Il fatto è che la lotta alla corruzione ‒ in cui è impegnato Xu ‒ è uno dei maggiori slogan del presidente Xi Jinping, che ha giurato di perseguire “tigri” e “mosche”, importanti leader e burocrati colpevoli di bustarelle, tangenti e spese pazze. Ma il Partito non accetta correzioni dall’esterno. Il suo timore è che le troppe critiche rendano la sua situazione simile a quella del Partito comunista sovietico ai tempi di Gorbachev. Diversi mesi fa, in visita nel Guangdong, Xi Jinping aveva dichiarato: «Perché l’Unione Sovietica si è disintegrata? Perché il Partito comunista sovietico è crollato?
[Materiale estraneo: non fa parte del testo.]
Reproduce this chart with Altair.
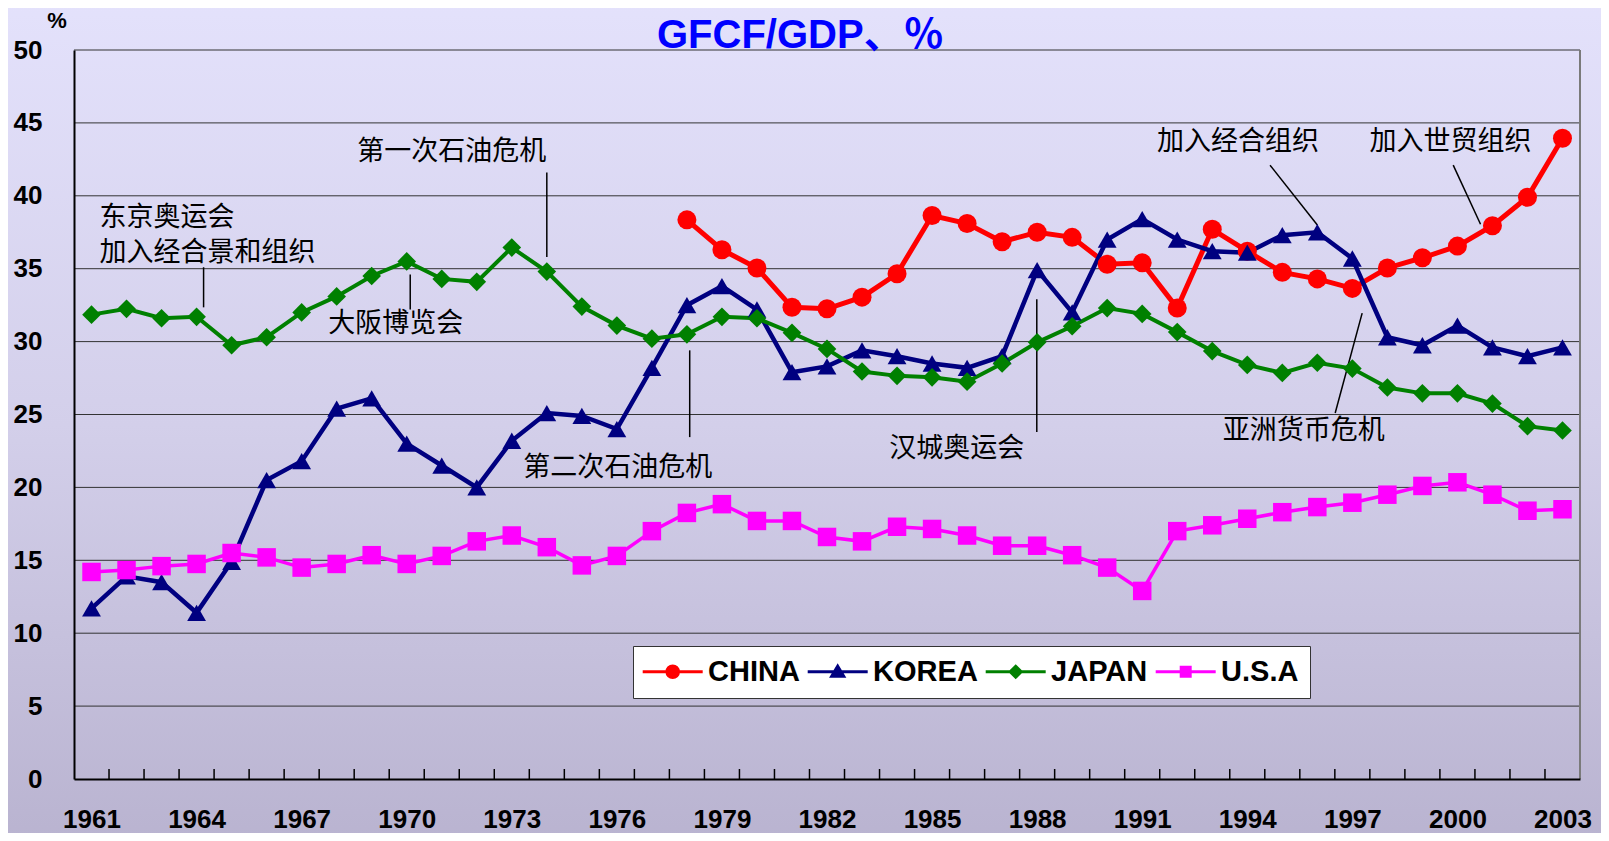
import altair as alt
import pandas as pd

# ---------------- data ----------------
years = list(range(1961, 2004))
china_years = list(range(1978, 2004))
china = [38.35, 36.3, 35.05, 32.35, 32.25, 33.05, 34.65, 38.65, 38.1, 36.85,
         37.5, 37.15, 35.3, 35.4, 32.3, 37.7, 36.2, 34.75, 34.3, 33.65,
         35.05, 35.75, 36.55, 37.95, 39.9, 43.95]
korea = [11.7, 13.9, 13.5, 11.4, 14.9, 20.5, 21.8, 25.4, 26.1, 23.0,
         21.5, 20.0, 23.2, 25.1, 24.9, 24.0, 28.2, 32.5, 33.8, 32.2,
         27.9, 28.3, 29.4, 29.0, 28.5, 28.2, 29.0, 34.9, 32.0, 37.0,
         38.4, 37.0, 36.2, 36.1, 37.3, 37.5, 35.7, 30.3, 29.75, 31.1,
         29.6, 29.0, 29.6]
japan = [31.85, 32.25, 31.6, 31.7, 29.75, 30.3, 32.0, 33.1, 34.5, 35.5,
         34.3, 34.1, 36.45, 34.8, 32.4, 31.1, 30.2, 30.5, 31.7, 31.6,
         30.6, 29.5, 27.95, 27.65, 27.55, 27.25, 28.5, 29.95, 31.05, 32.3,
         31.9, 30.65, 29.35, 28.4, 27.85, 28.55, 28.15, 26.85, 26.45, 26.45,
         25.75, 24.2, 23.9]
usa = [14.2, 14.33, 14.6, 14.75, 15.5, 15.2, 14.5, 14.75, 15.35, 14.75,
       15.3, 16.3, 16.7, 15.9, 14.65, 15.3, 17.0, 18.25, 18.85, 17.7,
       17.7, 16.6, 16.3, 17.3, 17.15, 16.7, 16.0, 16.0, 15.35, 14.5,
       12.9, 17.0, 17.4, 17.85, 18.3, 18.65, 18.95, 19.5, 20.1, 20.35,
       19.5, 18.4, 18.5]

series_names = ["CHINA", "KOREA", "JAPAN", "U.S.A"]
series_colors = ["#FF0000", "#000080", "#008000", "#FF00FF"]
series_shapes = ["circle", "triangle-up", "diamond", "square"]
series_sizes = [361, 342, 256, 170]
series_widths = [5, 3.5, 3.5, 3.5]
legend_paths = [
    "M-3,0H3M0.58,0A0.58,0.58,0,1,1,-0.58,0A0.58,0.58,0,1,1,0.58,0Z",
    "M-3,0H3M0,-0.55L0.6,0.45L-0.6,0.45Z",
    "M-3,0H3M0,-0.55L0.55,0L0,0.55L-0.55,0Z",
    "M-3,0H3M-0.45,-0.45H0.45V0.45H-0.45Z",
]

x_label_years = list(range(1961, 2004, 3))
y_ticks = list(range(0, 51, 5))
year_bounds = [y + 0.5 for y in range(1961, 2003)]

ann_text = ["东京奥运会", "加入经合景和组织", "第一次石油危机", "大阪博览会",
            "第二次石油危机", "汉城奥运会", "加入经合组织", "加入世贸组织", "亚洲货币危机"]
ann_tx = [1961.23, 1961.23, 1968.59, 1967.76, 1973.33, 1983.78, 1991.42, 1997.49, 1993.3]
ann_ty = [38.5, 36.05, 43.0, 31.2, 21.3, 22.6, 43.7, 43.7, 23.9]

lead_x1 = [1964.2, 1974.0, 1970.1, 1978.08, 1987.99, 1994.65, 1999.88, 1997.28]
lead_x2 = [1964.2, 1974.0, 1970.1, 1978.08, 1987.99, 1996.0, 2000.66, 1996.51]
lead_y1 = [35.1, 41.6, 34.6, 29.4, 32.9, 42.1, 42.1, 31.95]
lead_y2 = [32.35, 35.8, 32.2, 23.45, 23.8, 38.0, 38.05, 25.1]

title_text = "GFCF/GDP、％"
unit_text = "%"

# ---------------- tables ----------------
rows = []
for name, yrs, vals in [("CHINA", china_years, china), ("KOREA", years, korea),
                        ("JAPAN", years, japan), ("U.S.A", years, usa)]:
    for yr, v in zip(yrs, vals):
        rows.append({"year": yr, "value": v, "country": name})
df = pd.DataFrame(rows)

ann_df = pd.DataFrame({"label": ann_text, "x": ann_tx, "y": ann_ty})
lead_df = pd.DataFrame({"x1": lead_x1, "x2": lead_x2, "y1": lead_y1, "y2": lead_y2})
grid_df = pd.DataFrame({"g": [t for t in y_ticks if t > 0]})
bound_df = pd.DataFrame({"b": year_bounds})

W, H = 1506, 729
FONT = "Liberation Sans"
CJK = "Noto Sans CJK SC"

xscale = alt.Scale(domain=[1960.5, 2003.5], nice=False, zero=False)
yscale = alt.Scale(domain=[0, 50], nice=False)

x_axis = alt.Axis(values=x_label_years, format="d", labelFont=FONT, labelFontSize=26,
                  labelFontWeight="bold", labelColor="black", labelPadding=27,
                  ticks=False, grid=False, domainColor="black", domainWidth=2,
                  title=None, labelFlush=False, labelOverlap=False, zindex=1)
y_axis = alt.Axis(values=y_ticks, labelFont=FONT, labelFontSize=26, labelFontWeight="bold",
                  labelColor="black", labelPadding=32, ticks=False, grid=False,
                  domainColor="black", domainWidth=2, title=None, labelFlush=False,
                  labelOverlap=False, zindex=1)

gradient = {"gradient": "linear", "x1": 0, "x2": 0, "y1": 0, "y2": 1,
            "stops": [{"offset": 0, "color": "#E4E2FC"},
                      {"offset": 0.5, "color": "#D3CFEA"},
                      {"offset": 1, "color": "#B8B2CF"}]}

bg = alt.Chart(alt.Data(values=[{}])).mark_rect(fill=gradient, strokeWidth=0).encode(
    x=alt.value(-80), x2=alt.value(W + 40), y=alt.value(-60), y2=alt.value(H + 80))

grid = alt.Chart(grid_df).mark_rule(color="#333333", strokeWidth=1).encode(
    y=alt.Y("g:Q", scale=yscale, axis=y_axis))

right_border = alt.Chart(alt.Data(values=[{}])).mark_rule(color="#7a7a7a", strokeWidth=2).encode(
    x=alt.value(W), y=alt.value(0), y2=alt.value(H))

inner_ticks = alt.Chart(bound_df).mark_rule(color="black", strokeWidth=1.5).encode(
    x=alt.X("b:Q", scale=xscale, axis=x_axis), y=alt.value(H - 10), y2=alt.value(H))

leaders = alt.Chart(lead_df).mark_rule(color="black", strokeWidth=1.5).encode(
    x=alt.X("x1:Q", scale=xscale, axis=x_axis), x2="x2:Q",
    y=alt.Y("y1:Q", scale=yscale, axis=y_axis), y2="y2:Q")

lines = alt.Chart(df).mark_line().encode(
    x=alt.X("year:Q", scale=xscale, axis=x_axis),
    y=alt.Y("value:Q", scale=yscale, axis=y_axis),
    color=alt.Color("country:N", scale=alt.Scale(domain=series_names, range=series_colors), legend=None),
    strokeWidth=alt.StrokeWidth("country:N", scale=alt.Scale(domain=series_names, range=series_widths), legend=None),
)

points = alt.Chart(df).mark_point(filled=True, opacity=1).encode(
    x=alt.X("year:Q", scale=xscale, axis=x_axis),
    y=alt.Y("value:Q", scale=yscale, axis=y_axis),
    color=alt.Color("country:N", scale=alt.Scale(domain=series_names, range=series_colors), legend=None),
    shape=alt.Shape("country:N", scale=alt.Scale(domain=series_names, range=series_shapes), legend=None),
    size=alt.Size("country:N", scale=alt.Scale(domain=series_names, range=series_sizes), legend=None),
)

ann = alt.Chart(ann_df).mark_text(align="left", baseline="middle", font=CJK, fontSize=27,
                                  color="black").encode(
    x=alt.X("x:Q", scale=xscale, axis=x_axis), y=alt.Y("y:Q", scale=yscale, axis=y_axis),
    text="label:N")

title_mark = alt.Chart(alt.Data(values=[{"t": title_text}])).mark_text(
    align="left", baseline="alphabetic", font=FONT + ", " + CJK, fontSize=40, fontWeight="bold",
    color="#0000FF").encode(text="t:N", x=alt.value(583), y=alt.value(-2))

unit_mark = alt.Chart(alt.Data(values=[{"t": unit_text}])).mark_text(
    align="center", baseline="middle", font=FONT, fontSize=22, fontWeight="bold",
    color="black").encode(text="t:N", x=alt.value(-17), y=alt.value(-29))

legend = alt.Legend(orient="none", legendX=559, legendY=596, direction="horizontal", title=None,
                    fillColor="white", strokeColor="#333333", padding=11,
                    labelFont=FONT, labelFontSize=29, labelFontWeight="bold", labelColor="black",
                    symbolSize=400, symbolStrokeWidth=3, symbolOffset=14.2, labelOffset=20.9,
                    columnPadding=1, labelLimit=300)

legend_layer = alt.Chart(df).mark_point(filled=True, opacity=1).encode(
    color=alt.Color("country:N", scale=alt.Scale(domain=series_names, range=series_colors), legend=legend),
    stroke=alt.Stroke("country:N", scale=alt.Scale(domain=series_names, range=series_colors), legend=legend),
    shape=alt.Shape("country:N", scale=alt.Scale(domain=series_names, range=legend_paths), legend=legend),
).transform_filter("false")

chart = alt.layer(bg, grid, right_border, inner_ticks, leaders, lines, points, ann,
                  title_mark, unit_mark, legend_layer).resolve_scale(
    color="independent", shape="independent", stroke="independent"
).properties(
    width=W, height=H,
    autosize=alt.AutoSizeParams(type="none"),
    padding={"left": 66, "top": 42, "right": 21, "bottom": 54},
).configure(background="#E4E2FC").configure_view(stroke=None)

chart.save("out.html", embed_options={"renderer": "svg", "actions": False})
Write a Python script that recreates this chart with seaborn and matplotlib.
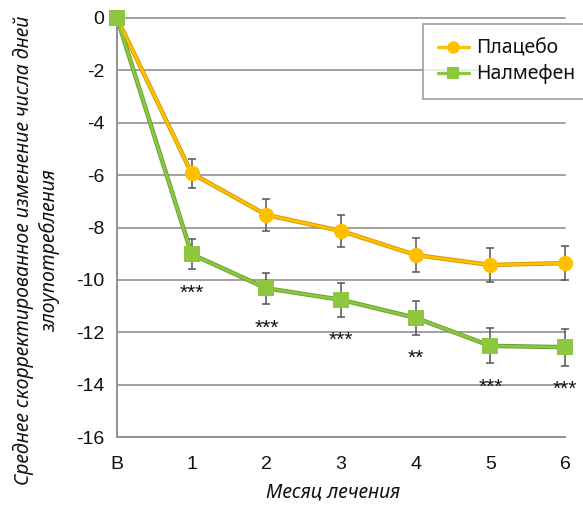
import numpy as np
import pandas as pd
import matplotlib
matplotlib.use("Agg")
import matplotlib.pyplot as plt
import seaborn as sns

# Months of treatment (В = baseline)
months = ["В", "1", "2", "3", "4", "5", "6"]
placebo = [0.0, -5.93, -7.52, -8.13, -9.05, -9.43, -9.36]
placebo_err = [0.0, 0.55, 0.60, 0.62, 0.65, 0.65, 0.65]
nalmefene = [0.0, -9.02, -10.32, -10.76, -11.45, -12.52, -12.57]
nalmefene_err = [0.0, 0.58, 0.60, 0.65, 0.65, 0.67, 0.70]
significance = ["", "***", "***", "***", "**", "***", "***"]
y_ticks = [0, -2, -4, -6, -8, -10, -12, -14, -16]

series_names = ["Плацебо", "Налмефен"]
colors = {"Плацебо": "#FFC000", "Налмефен": "#8DC63F"}
edges = {"Плацебо": "#D09A00", "Налмефен": "#64A030"}
markers = {"Плацебо": "o", "Налмефен": "s"}

sns.set_theme(style="white")
plt.rcParams["font.family"] = ["Liberation Sans", "DejaVu Sans"]

x = np.arange(len(months))
df = pd.DataFrame({
    "month": np.concatenate([x, x]),
    "value": placebo + nalmefene,
    "group": [series_names[0]] * len(x) + [series_names[1]] * len(x),
})

fig = plt.figure(figsize=(5.83, 5.07), dpi=100)
ax = fig.add_axes([117 / 583, 1 - 437 / 507, (565 - 117) / 583, (437 - 18) / 507])

# gridlines
for v in y_ticks[:-1]:
    ax.axhline(v, color="#A0A0A0", lw=1.4, zorder=0)

# error bars
for vals, errs in [(placebo, placebo_err), (nalmefene, nalmefene_err)]:
    ax.errorbar(x[1:], vals[1:], yerr=errs[1:], fmt="none", ecolor="#555555",
                elinewidth=1.1, capsize=3, capthick=1.1, zorder=2)

# darker rim under each line, then the coloured line with markers
sns.lineplot(data=df, x="month", y="value", hue="group",
             hue_order=series_names, palette=edges,
             lw=3.2, ax=ax, zorder=2.5, legend=False)
sns.lineplot(data=df, x="month", y="value", hue="group", style="group",
             hue_order=series_names, style_order=series_names,
             palette=colors, markers=markers, dashes=False,
             lw=1.9, markersize=11, markeredgewidth=0, ax=ax, zorder=3,
             legend=False)

# significance markers under the nalmefene error bars
for xi, v, e, s in zip(x, nalmefene, nalmefene_err, significance):
    if s:
        ax.text(xi, v - e - 0.55, s, ha="center", va="top",
                fontsize=15, color="#111111", zorder=4)

ax.set_xlim(0, 6)
ax.set_ylim(-16, 0)
ax.set_xticks(x)
ax.set_xticklabels(months)
ax.set_yticks(y_ticks)
ax.set_yticklabels([str(v) for v in y_ticks])
ax.tick_params(axis="both", which="both", length=6, width=1.2, color="#888888",
               labelsize=14, labelcolor="#111111", direction="out")
ax.tick_params(axis="x", pad=8)
ax.tick_params(axis="y", pad=3)
for sp in ["top", "right"]:
    ax.spines[sp].set_visible(False)
for sp in ["left", "bottom"]:
    ax.spines[sp].set_color("#909090")
    ax.spines[sp].set_linewidth(1.4)
for child in ax.get_children():
    if hasattr(child, "set_clip_on"):
        child.set_clip_on(False)

label_font = dict(family=["Noto Sans", "DejaVu Sans"], style="italic",
                  fontsize=14, color="#111111")
ax.set_xlabel("Месяц лечения", **label_font)
ax.set_ylabel("Среднее скорректированное изменение числа дней\nзлоупотребления",
              linespacing=1.3, **label_font)
ax.xaxis.set_label_coords((333 - 117) / 448, (437 - 482) / 419)
ax.yaxis.set_label_coords((60 - 117) / 448, (437 - 250) / 419)

# legend
handles = [
    plt.Line2D([], [], color=colors[n], lw=2.4, marker=markers[n], markersize=9,
               markeredgewidth=0)
    for n in series_names
]
leg = fig.legend(handles, series_names, loc="upper left",
                 bbox_to_anchor=(423 / 583, 0, 0.4, 1 - 24 / 507),
                 mode="expand", frameon=True, fancybox=False,
                 prop=dict(family=["Noto Sans", "DejaVu Sans"], size=14),
                 handlelength=1.6, handletextpad=0.4, labelspacing=0.3,
                 borderpad=0.75, borderaxespad=0)
leg.get_frame().set_edgecolor("#999999")
leg.get_frame().set_linewidth(1.4)
for t in leg.get_texts():
    t.set_color("#111111")

fig.savefig("out.png", dpi=100)
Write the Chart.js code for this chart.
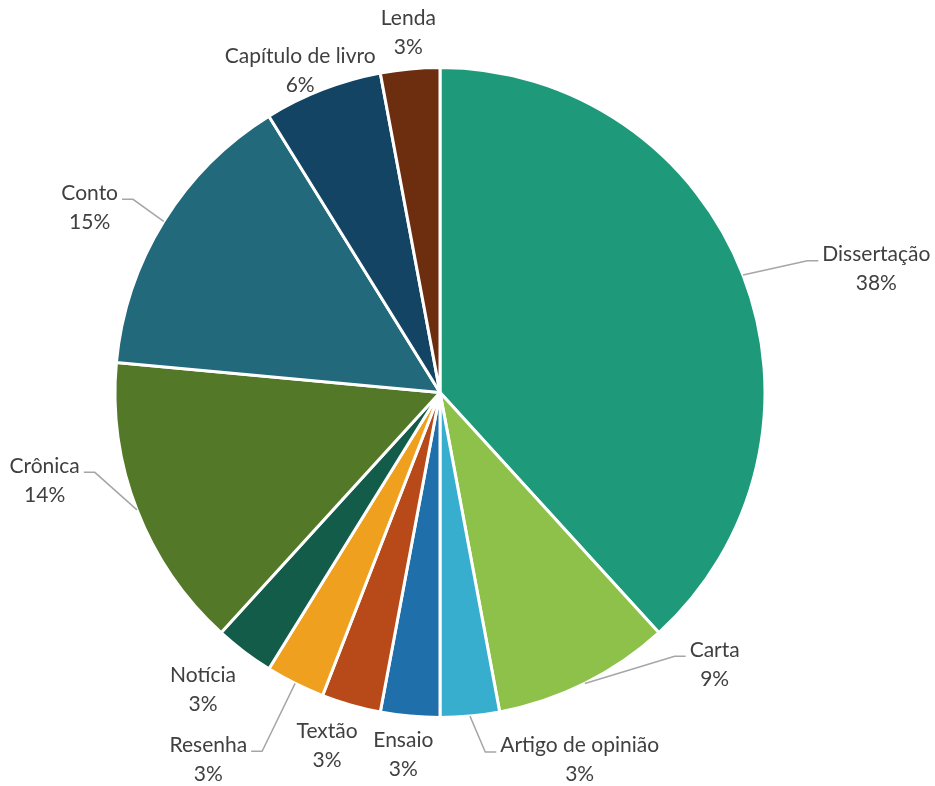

Una ragione importante è che i loro ideali e credo erano stati scossi... Gettare via la storia dell’Urss e del Partito comunista sovietico, gettare via Lenin e Stalin, e gettare via qualunque altra cosa significa impegnarsi in un nichilismo storico che confonde i nostri pensieri e mina l’organizzazione del Partito a tutti i livelli».
Meglio è dunque difendere il Partito e incrementare la lotta, la violenza e gli arresti per tutti gli attivisti e blogger che osano diffondere “false notizie” su internet e mettono in dubbio che la Cina sia il migliore dei mondi possibili. Proprio come ai tempi di Tiananmen 25 anni fa. L’unica differenza è che allora l’Occidente era pronto a criticare e a porre sanzioni a Pechino; ora ne è troppo succube dal punto di vista economico e spesso ne è alleato.